Es drängt sich einem leider der Eindruck auf, dass die Koalitionsfraktionen mit diesem Antrag die in den letzten Wochen wieder aufgekeimte Berichterstattung zu diesem Thema unter Kontrolle bringen und den Eindruck vermitteln möchten: Wir sind da dran. – Er fügt sich damit in die Reihe der gestrigen Anträge der Koalition wie „Unsere freiwilligen Helferinnen und Helfer entlasten – Erfassung der aktiven ehrenamtlichen Dienstzeit vereinheitlichen!“ oder „Nachhaltigeres, schnelleres und einfacheres Bauen – Modernisierung der Brandenburgischen Bauordnung“ ein. Das sind vielversprechende Überschriften; der Inhalt wird den Erwartungen jedoch nicht gerecht.
(Beifall BVB/FW)
Da fühlt man sich an die Klementine-Werbung für ein Waschmittel erinnert. Oberflächlich rein, aber porentief betrachtet? – Das allein ist zu wenig.

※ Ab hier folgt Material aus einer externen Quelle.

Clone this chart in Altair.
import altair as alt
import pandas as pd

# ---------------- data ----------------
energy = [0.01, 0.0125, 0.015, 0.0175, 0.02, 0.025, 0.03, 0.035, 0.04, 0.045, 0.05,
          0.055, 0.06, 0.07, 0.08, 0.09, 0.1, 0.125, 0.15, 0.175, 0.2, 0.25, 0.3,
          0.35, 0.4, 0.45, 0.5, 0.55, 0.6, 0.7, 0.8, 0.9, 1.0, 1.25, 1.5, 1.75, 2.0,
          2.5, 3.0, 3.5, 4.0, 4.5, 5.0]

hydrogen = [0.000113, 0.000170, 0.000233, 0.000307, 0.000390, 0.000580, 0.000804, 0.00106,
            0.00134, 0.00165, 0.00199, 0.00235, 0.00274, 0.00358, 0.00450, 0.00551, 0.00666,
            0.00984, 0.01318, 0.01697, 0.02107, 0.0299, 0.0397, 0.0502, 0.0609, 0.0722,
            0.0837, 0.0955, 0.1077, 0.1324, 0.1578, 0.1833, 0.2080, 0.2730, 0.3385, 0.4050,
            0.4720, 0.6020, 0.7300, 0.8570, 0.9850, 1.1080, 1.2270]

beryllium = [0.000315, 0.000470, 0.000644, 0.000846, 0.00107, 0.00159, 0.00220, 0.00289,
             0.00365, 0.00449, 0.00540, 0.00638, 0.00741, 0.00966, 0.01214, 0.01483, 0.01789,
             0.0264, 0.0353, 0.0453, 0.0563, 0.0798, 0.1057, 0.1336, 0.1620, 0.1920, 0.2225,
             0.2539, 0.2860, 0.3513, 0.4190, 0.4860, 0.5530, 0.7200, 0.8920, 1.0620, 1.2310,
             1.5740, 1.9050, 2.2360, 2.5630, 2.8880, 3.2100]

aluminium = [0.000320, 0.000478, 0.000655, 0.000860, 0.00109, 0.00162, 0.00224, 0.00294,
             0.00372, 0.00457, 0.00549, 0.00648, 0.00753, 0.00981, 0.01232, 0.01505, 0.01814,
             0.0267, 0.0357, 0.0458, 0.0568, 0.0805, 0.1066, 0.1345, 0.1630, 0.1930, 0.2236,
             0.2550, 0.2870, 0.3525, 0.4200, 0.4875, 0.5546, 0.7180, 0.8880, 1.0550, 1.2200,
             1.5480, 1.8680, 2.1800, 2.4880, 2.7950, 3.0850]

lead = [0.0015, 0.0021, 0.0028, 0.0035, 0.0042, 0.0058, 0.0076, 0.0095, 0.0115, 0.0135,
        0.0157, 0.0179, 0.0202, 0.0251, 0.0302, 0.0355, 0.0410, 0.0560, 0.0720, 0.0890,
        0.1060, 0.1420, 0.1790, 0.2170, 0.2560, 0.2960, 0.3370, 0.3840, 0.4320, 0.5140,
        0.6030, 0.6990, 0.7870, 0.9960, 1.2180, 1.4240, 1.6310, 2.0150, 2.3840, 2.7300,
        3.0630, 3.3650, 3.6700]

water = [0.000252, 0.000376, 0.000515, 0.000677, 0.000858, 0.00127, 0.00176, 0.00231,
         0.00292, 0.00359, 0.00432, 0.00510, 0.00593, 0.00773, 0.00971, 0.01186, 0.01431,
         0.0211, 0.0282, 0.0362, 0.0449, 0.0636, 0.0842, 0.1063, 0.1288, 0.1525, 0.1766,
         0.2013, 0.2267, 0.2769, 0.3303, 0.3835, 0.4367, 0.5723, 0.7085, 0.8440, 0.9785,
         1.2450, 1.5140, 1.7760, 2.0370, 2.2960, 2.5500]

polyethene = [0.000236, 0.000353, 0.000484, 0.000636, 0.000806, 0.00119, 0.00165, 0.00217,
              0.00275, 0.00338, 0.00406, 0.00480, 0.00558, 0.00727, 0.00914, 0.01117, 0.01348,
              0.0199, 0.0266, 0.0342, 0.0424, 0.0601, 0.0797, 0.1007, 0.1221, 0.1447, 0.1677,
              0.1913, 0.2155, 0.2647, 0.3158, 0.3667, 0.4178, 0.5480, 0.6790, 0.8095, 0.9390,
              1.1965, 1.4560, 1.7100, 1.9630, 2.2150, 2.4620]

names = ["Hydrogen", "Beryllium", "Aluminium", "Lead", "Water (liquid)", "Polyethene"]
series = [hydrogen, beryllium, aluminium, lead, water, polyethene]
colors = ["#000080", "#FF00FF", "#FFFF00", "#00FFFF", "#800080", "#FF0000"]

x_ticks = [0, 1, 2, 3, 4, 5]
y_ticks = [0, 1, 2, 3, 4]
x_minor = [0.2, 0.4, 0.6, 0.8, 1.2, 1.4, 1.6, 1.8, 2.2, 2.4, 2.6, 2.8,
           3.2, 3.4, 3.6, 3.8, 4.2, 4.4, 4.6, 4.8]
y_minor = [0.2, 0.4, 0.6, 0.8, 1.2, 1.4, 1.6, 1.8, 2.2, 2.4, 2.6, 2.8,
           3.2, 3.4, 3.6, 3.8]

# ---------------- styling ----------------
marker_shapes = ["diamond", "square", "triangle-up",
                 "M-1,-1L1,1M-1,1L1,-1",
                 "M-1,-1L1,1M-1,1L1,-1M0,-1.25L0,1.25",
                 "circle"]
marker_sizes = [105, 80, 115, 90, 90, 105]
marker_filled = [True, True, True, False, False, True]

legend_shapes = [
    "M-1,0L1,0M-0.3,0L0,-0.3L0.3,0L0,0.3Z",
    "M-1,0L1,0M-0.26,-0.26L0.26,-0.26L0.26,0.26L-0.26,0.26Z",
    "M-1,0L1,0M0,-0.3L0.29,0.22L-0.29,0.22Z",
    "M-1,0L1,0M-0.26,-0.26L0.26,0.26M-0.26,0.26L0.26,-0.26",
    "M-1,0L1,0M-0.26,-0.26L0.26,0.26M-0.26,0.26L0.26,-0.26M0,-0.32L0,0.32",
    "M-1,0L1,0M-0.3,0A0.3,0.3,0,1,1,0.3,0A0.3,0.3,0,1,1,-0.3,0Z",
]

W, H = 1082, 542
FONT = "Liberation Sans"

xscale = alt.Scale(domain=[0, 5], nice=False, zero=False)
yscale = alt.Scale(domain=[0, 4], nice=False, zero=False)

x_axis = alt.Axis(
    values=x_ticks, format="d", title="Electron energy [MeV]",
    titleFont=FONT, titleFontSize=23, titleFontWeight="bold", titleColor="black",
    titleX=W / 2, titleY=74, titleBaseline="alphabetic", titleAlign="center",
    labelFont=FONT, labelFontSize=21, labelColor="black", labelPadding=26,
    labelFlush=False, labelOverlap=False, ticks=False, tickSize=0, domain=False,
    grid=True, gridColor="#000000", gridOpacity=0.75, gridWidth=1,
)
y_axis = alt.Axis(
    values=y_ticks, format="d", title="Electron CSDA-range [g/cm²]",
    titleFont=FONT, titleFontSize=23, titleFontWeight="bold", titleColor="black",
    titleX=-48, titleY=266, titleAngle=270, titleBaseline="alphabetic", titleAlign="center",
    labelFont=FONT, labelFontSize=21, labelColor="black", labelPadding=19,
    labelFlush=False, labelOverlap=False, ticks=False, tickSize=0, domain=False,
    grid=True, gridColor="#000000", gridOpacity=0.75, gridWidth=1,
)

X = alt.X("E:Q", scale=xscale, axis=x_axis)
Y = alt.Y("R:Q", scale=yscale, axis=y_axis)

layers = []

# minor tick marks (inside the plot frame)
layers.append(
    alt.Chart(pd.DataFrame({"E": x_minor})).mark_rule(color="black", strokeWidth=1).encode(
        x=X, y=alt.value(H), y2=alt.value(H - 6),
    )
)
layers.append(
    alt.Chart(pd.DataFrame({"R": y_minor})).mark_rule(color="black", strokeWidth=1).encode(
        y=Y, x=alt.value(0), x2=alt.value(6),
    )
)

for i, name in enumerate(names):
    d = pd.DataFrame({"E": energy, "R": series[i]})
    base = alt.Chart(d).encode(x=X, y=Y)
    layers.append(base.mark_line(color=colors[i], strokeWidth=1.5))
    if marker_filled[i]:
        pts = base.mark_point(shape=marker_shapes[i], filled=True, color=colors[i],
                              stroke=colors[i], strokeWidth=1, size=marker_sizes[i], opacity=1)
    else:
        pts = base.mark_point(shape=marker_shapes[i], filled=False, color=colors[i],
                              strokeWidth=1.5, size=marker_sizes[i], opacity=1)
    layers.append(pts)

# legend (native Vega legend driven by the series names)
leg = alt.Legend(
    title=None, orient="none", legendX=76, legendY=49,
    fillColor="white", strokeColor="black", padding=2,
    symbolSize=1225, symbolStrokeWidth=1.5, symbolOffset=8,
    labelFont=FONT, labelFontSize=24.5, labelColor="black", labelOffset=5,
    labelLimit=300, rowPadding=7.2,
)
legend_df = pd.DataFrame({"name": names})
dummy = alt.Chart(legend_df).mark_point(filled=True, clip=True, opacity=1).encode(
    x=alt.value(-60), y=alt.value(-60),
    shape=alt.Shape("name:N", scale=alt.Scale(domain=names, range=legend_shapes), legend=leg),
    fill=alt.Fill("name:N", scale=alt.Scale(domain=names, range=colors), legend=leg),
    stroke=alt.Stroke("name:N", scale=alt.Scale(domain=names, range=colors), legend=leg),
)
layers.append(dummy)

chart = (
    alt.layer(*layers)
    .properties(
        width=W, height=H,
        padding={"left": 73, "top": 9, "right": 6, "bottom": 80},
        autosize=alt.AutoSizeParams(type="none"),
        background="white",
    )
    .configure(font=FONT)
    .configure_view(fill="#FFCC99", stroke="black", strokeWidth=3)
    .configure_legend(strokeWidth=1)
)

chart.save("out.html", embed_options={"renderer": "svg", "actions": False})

Die letzte rot-rote Landesregierung hatte dem Thema Gesundheit in ihrem Koalitionsvertrag insgesamt 392 Wörter gewidmet. Eingeleitet wurde das Kapitel mit dem Satz – ich zitiere -:
„Die Koalition wird auch in Zukunft die Rahmenbedingungen für eine hochwertige gesundheitliche Versorgung in allen Regionen des Landes sicherstellen.“
Ergebnis der fünfjährigen Regierungsarbeit von Rot-Rot war, dass Brandenburg bei der Ärzteversorgung das Schlusslicht im Ranking aller Bundesländer ist. Unter hochwertiger gesundheitlicher Versorgung verstehen die Menschen im Land etwas anderes.
(Beifall BVB/FW)
Meine Redezeit ist abgelaufen. Obwohl wir den Antrag inhaltlich nicht für sehr substanziiert halten, werden wir ihm aufgrund der Bedeutung des Themas Ärzteversorgung letztlich doch zustimmen. – Danke schön für Ihre Aufmerksamkeit.